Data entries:

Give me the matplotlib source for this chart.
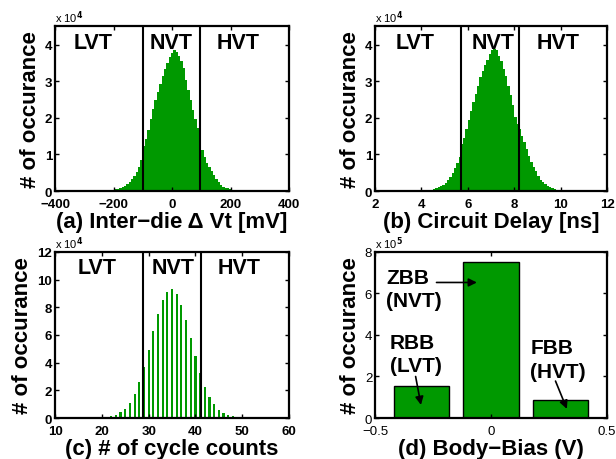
import numpy as np
import matplotlib
matplotlib.use('Agg')
from matplotlib import pyplot as plt

plt.rcParams['font.family'] = ['Liberation Sans', 'DejaVu Sans']
plt.rcParams['font.weight'] = 'bold'
plt.rcParams['axes.linewidth'] = 1.6

GREEN = '#009900'

# ---- (a) inter-die delta Vt histogram (counts in units of 1e4) ----
vt_start, vt_step = -232, 8
vt_counts = [0.01, 0.02, 0.02, 0.03, 0.04, 0.05, 0.06, 0.08, 0.10, 0.14,
             0.18, 0.24, 0.32, 0.40, 0.52, 0.65, 0.85, 1.22, 1.42, 1.66,
             1.98, 2.24, 2.48, 2.72, 2.94, 3.15, 3.35, 3.52, 3.66, 3.78,
             3.86, 3.80, 3.70, 3.55, 3.36, 3.05, 2.78, 2.50, 2.22, 1.98,
             1.72, 1.28, 1.12, 0.92, 0.78, 0.65, 0.54, 0.44, 0.34, 0.25,
             0.17, 0.12, 0.09, 0.07, 0.05, 0.04, 0.03, 0.03, 0.02, 0.02,
             0.02, 0.02, 0.02, 0.01, 0.01, 0.01, 0.01, 0.01, 0.01]
vt_lines = [-100, 94]

# ---- (b) circuit delay histogram (counts in units of 1e4) ----
dl_start, dl_step = 3.95, 0.1
dl_counts = [0.01, 0.01, 0.02, 0.02, 0.03, 0.04, 0.05, 0.07, 0.10, 0.13,
             0.17, 0.22, 0.30, 0.37, 0.48, 0.62, 0.78, 0.94, 1.29, 1.46,
             1.71, 1.94, 2.18, 2.44, 2.66, 2.89, 3.12, 3.28, 3.45, 3.60,
             3.75, 3.85, 3.89, 3.85, 3.71, 3.55, 3.35, 3.15, 2.89, 2.62,
             2.35, 2.03, 1.83, 1.71, 1.51, 1.35, 1.16, 0.96, 0.80, 0.65,
             0.54, 0.42, 0.31, 0.24, 0.18, 0.14, 0.10, 0.07, 0.05, 0.03,
             0.03, 0.02, 0.01]
dl_lines = [5.7, 8.2]

# ---- (c) cycle count histogram (counts in units of 1e4) ----
cycles = list(range(18, 52))
cyc_counts = [0.01, 0.03, 0.07, 0.10, 0.16, 0.24, 0.42, 0.65, 1.09, 1.74,
              2.60, 3.67, 4.93, 6.28, 7.54, 8.55, 9.10, 9.35, 8.99, 8.19,
              7.10, 5.75, 4.50, 3.26, 2.25, 1.53, 0.98, 0.58, 0.35, 0.21,
              0.13, 0.08, 0.05, 0.03]
cyc_lines = [28.8, 41.1]

# ---- (d) body-bias counts (units of 1e5) ----
bias = [-0.3, 0.0, 0.3]
bias_counts = [1.53, 7.54, 0.89]

regions = ['LVT', 'NVT', 'HVT']

fig = plt.figure(figsize=(6.16, 4.6), dpi=100)


def style_axes(ax, bold=True):
    ax.tick_params(direction='in', top=True, right=True, length=3,
                   width=1.0, labelsize=9.5)
    ax.tick_params(axis='x', pad=5)
    ax.tick_params(axis='y', pad=2)
    for lab in ax.get_xticklabels() + ax.get_yticklabels():
        lab.set_fontweight('bold' if bold else 'normal')


def add_labels(ax, exp, xlabel):
    ax.set_ylabel('# of occurance', fontsize=16, fontweight='bold', labelpad=3)
    ax.set_xlabel(xlabel, fontsize=16, fontweight='bold', labelpad=1)
    ax.text(0.0, 1.005, 'x 10$^{%d}$' % exp, transform=ax.transAxes,
            fontsize=8, fontweight='normal', ha='left', va='bottom')


def region_hist(ax, centers, counts, width, lines, xlim, ylim, yticks,
                xticks, label_x, label_y, exp, xlabel):
    ax.bar(centers, counts, width=width, color=GREEN, linewidth=0)
    for x in lines:
        ax.axvline(x, color='black', linewidth=1.5)
    for name, lx in zip(regions, label_x):
        ax.text(lx, label_y, name, ha='center', va='center', fontsize=15.5,
                fontweight='bold')
    ax.set_xlim(*xlim)
    ax.set_ylim(*ylim)
    ax.set_xticks(xticks)
    ax.set_yticks(yticks)
    add_labels(ax, exp, xlabel)
    style_axes(ax)


ax_a = fig.add_axes([0.0893, 0.5826, 0.380, 0.3587])
vt_x = [vt_start + i * vt_step for i in range(len(vt_counts))]
region_hist(ax_a, vt_x, vt_counts, vt_step, vt_lines, (-400, 400), (0, 4.52),
            [0, 1, 2, 3, 4], [-400, -200, 0, 200, 400], [-270, -2, 225], 4.06,
            4, '(a) Inter\u2212die \u0394 Vt [mV]')

ax_b = fig.add_axes([0.6088, 0.5826, 0.3766, 0.3587])
dl_x = [dl_start + i * dl_step for i in range(len(dl_counts))]
region_hist(ax_b, dl_x, dl_counts, dl_step, dl_lines, (2, 12), (0, 4.52),
            [0, 1, 2, 3, 4], [2, 4, 6, 8, 10, 12], [3.72, 7.09, 9.89], 4.06,
            4, '(b) Circuit Delay [ns]')

ax_c = fig.add_axes([0.0893, 0.0891, 0.380, 0.361])
region_hist(ax_c, cycles, cyc_counts, 0.45, cyc_lines, (10, 60), (0, 12),
            [0, 2, 4, 6, 8, 10, 12], [10, 20, 30, 40, 50, 60], [19, 35.3, 49.3],
            10.9, 4, '(c) # of cycle counts')

ax_d = fig.add_axes([0.6088, 0.0891, 0.3766, 0.361])
ax_d.bar(bias, bias_counts, width=0.24, color=GREEN, edgecolor='black',
         linewidth=1.0)
ax_d.set_xlim(-0.5, 0.5)
ax_d.set_ylim(0, 8)
ax_d.set_xticks([-0.5, 0, 0.5])
ax_d.set_xticklabels(['\u22120.5', '0', '0.5'])
ax_d.set_yticks([0, 2, 4, 6, 8])
add_labels(ax_d, 5, '(d) Body\u2212Bias (V)')
style_axes(ax_d, bold=False)

# bias-type labels, left aligned, with arrows pointing at the bars
txt = dict(fontsize=15, fontweight='bold', ha='left', va='top',
           linespacing=1.3)
ax_d.text(-0.453, 7.25, 'ZBB\n(NVT)', **txt)
ax_d.text(-0.435, 4.1, 'RBB\n(LVT)', **txt)
ax_d.text(0.169, 3.85, 'FBB\n(HVT)', **txt)

arrow = dict(arrowstyle='-|>', color='black', lw=1.2, mutation_scale=12,
             shrinkA=0, shrinkB=0)
ax_d.annotate('', xy=(-0.061, 6.53), xytext=(-0.235, 6.53), arrowprops=arrow)
ax_d.annotate('', xy=(-0.302, 0.63), xytext=(-0.325, 2.0), arrowprops=arrow)
ax_d.annotate('', xy=(0.327, 0.44), xytext=(0.278, 1.78), arrowprops=arrow)

fig.savefig('out.png', dpi=100)
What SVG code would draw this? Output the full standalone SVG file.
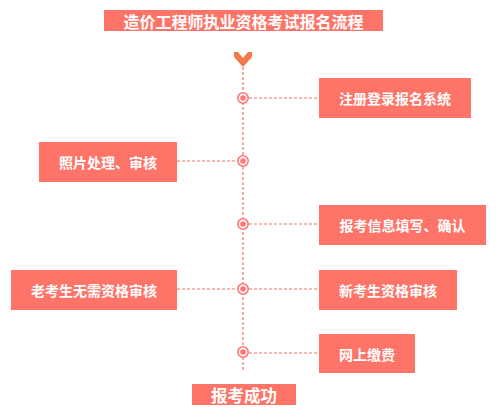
<svg xmlns="http://www.w3.org/2000/svg" width="498" height="418" viewBox="0 0 498 418">
<style>
.box{fill:#fe7468}
.t{font-family:"Noto Sans CJK SC","Liberation Sans",sans-serif;font-weight:bold;fill:#fff;text-anchor:middle;dominant-baseline:central}
.s{font-size:14px}
.dash{stroke:#f47066;stroke-width:1.2;stroke-dasharray:3,2;fill:none}
.ring{fill:#fff;stroke:#f77;stroke-width:1.6}
.dot{fill:#f77}
</style>
<rect width="498" height="418" fill="#fff"/>
<g id="title">
<rect class="box" x="104" y="10" width="279" height="21"/>
<text class="t" x="243.5" y="20.5" font-size="16">造价工程师执业资格考试报名流程</text>
</g>
<g id="chevron">
<polygon points="234,52 238,52 243,58 248,52 252,52 252,57 243,67 234,57" fill="#f47a4a"/>
</g>
<g id="connectors">
<line class="dash" x1="243" y1="67" x2="243" y2="372" stroke="#f48a8a"/>
<line class="dash" x1="249" y1="98" x2="319" y2="98"/>
<line class="dash" x1="177" y1="161" x2="237" y2="161"/>
<line class="dash" x1="249" y1="224" x2="319" y2="224"/>
<line class="dash" x1="177" y1="289" x2="237" y2="289"/>
<line class="dash" x1="249" y1="289" x2="319" y2="289"/>
<line class="dash" x1="249" y1="353" x2="319" y2="353"/>
</g>
<g id="dots">
<circle class="ring" cx="243" cy="98" r="5.2"/><circle class="dot" cx="243" cy="98" r="2.8"/>
<circle class="ring" cx="243" cy="161" r="5.2"/><circle class="dot" cx="243" cy="161" r="2.8"/>
<circle class="ring" cx="243" cy="224" r="5.2"/><circle class="dot" cx="243" cy="224" r="2.8"/>
<circle class="ring" cx="243" cy="289" r="5.2"/><circle class="dot" cx="243" cy="289" r="2.8"/>
<circle class="ring" cx="243" cy="352" r="5.2"/><circle class="dot" cx="243" cy="352" r="2.8"/>
</g>
<g id="n1">
<rect class="box" x="319" y="78" width="152" height="40"/>
<text class="t s" x="395" y="98">注册登录报名系统</text>
</g>
<g id="n2">
<rect class="box" x="39" y="142" width="138" height="40"/>
<text class="t s" x="108" y="162">照片处理、审核</text>
</g>
<g id="n3">
<rect class="box" x="319" y="205" width="167" height="40"/>
<text class="t s" x="402.5" y="225">报考信息填写、确认</text>
</g>
<g id="n4a">
<rect class="box" x="11" y="270" width="166" height="40"/>
<text class="t s" x="94" y="290">老考生无需资格审核</text>
</g>
<g id="n4b">
<rect class="box" x="319" y="270" width="138" height="40"/>
<text class="t s" x="388" y="290">新考生资格审核</text>
</g>
<g id="n5">
<rect class="box" x="319" y="334" width="96" height="39"/>
<text class="t s" x="367" y="353.5">网上缴费</text>
</g>
<g id="end">
<rect class="box" x="192" y="384" width="104" height="21"/>
<text class="t" x="244" y="394.5" font-size="16.5">报考成功</text>
</g>
</svg>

_Your goal_: Leave the pictures out and reproduce exactly the lines from the top of the listing above through the line with "dl_lines = [5.7, 8.2]".

_Solution_:
Give me the matplotlib source for this chart.
import numpy as np
import matplotlib
matplotlib.use('Agg')
from matplotlib import pyplot as plt

plt.rcParams['font.family'] = ['Liberation Sans', 'DejaVu Sans']
plt.rcParams['font.weight'] = 'bold'
plt.rcParams['axes.linewidth'] = 1.6

GREEN = '#009900'

# ---- (a) inter-die delta Vt histogram (counts in units of 1e4) ----
vt_start, vt_step = -232, 8
vt_counts = [0.01, 0.02, 0.02, 0.03, 0.04, 0.05, 0.06, 0.08, 0.10, 0.14,
             0.18, 0.24, 0.32, 0.40, 0.52, 0.65, 0.85, 1.22, 1.42, 1.66,
             1.98, 2.24, 2.48, 2.72, 2.94, 3.15, 3.35, 3.52, 3.66, 3.78,
             3.86, 3.80, 3.70, 3.55, 3.36, 3.05, 2.78, 2.50, 2.22, 1.98,
             1.72, 1.28, 1.12, 0.92, 0.78, 0.65, 0.54, 0.44, 0.34, 0.25,
             0.17, 0.12, 0.09, 0.07, 0.05, 0.04, 0.03, 0.03, 0.02, 0.02,
             0.02, 0.02, 0.02, 0.01, 0.01, 0.01, 0.01, 0.01, 0.01]
vt_lines = [-100, 94]

# ---- (b) circuit delay histogram (counts in units of 1e4) ----
dl_start, dl_step = 3.95, 0.1
dl_counts = [0.01, 0.01, 0.02, 0.02, 0.03, 0.04, 0.05, 0.07, 0.10, 0.13,
             0.17, 0.22, 0.30, 0.37, 0.48, 0.62, 0.78, 0.94, 1.29, 1.46,
             1.71, 1.94, 2.18, 2.44, 2.66, 2.89, 3.12, 3.28, 3.45, 3.60,
             3.75, 3.85, 3.89, 3.85, 3.71, 3.55, 3.35, 3.15, 2.89, 2.62,
             2.35, 2.03, 1.83, 1.71, 1.51, 1.35, 1.16, 0.96, 0.80, 0.65,
             0.54, 0.42, 0.31, 0.24, 0.18, 0.14, 0.10, 0.07, 0.05, 0.03,
             0.03, 0.02, 0.01]
dl_lines = [5.7, 8.2]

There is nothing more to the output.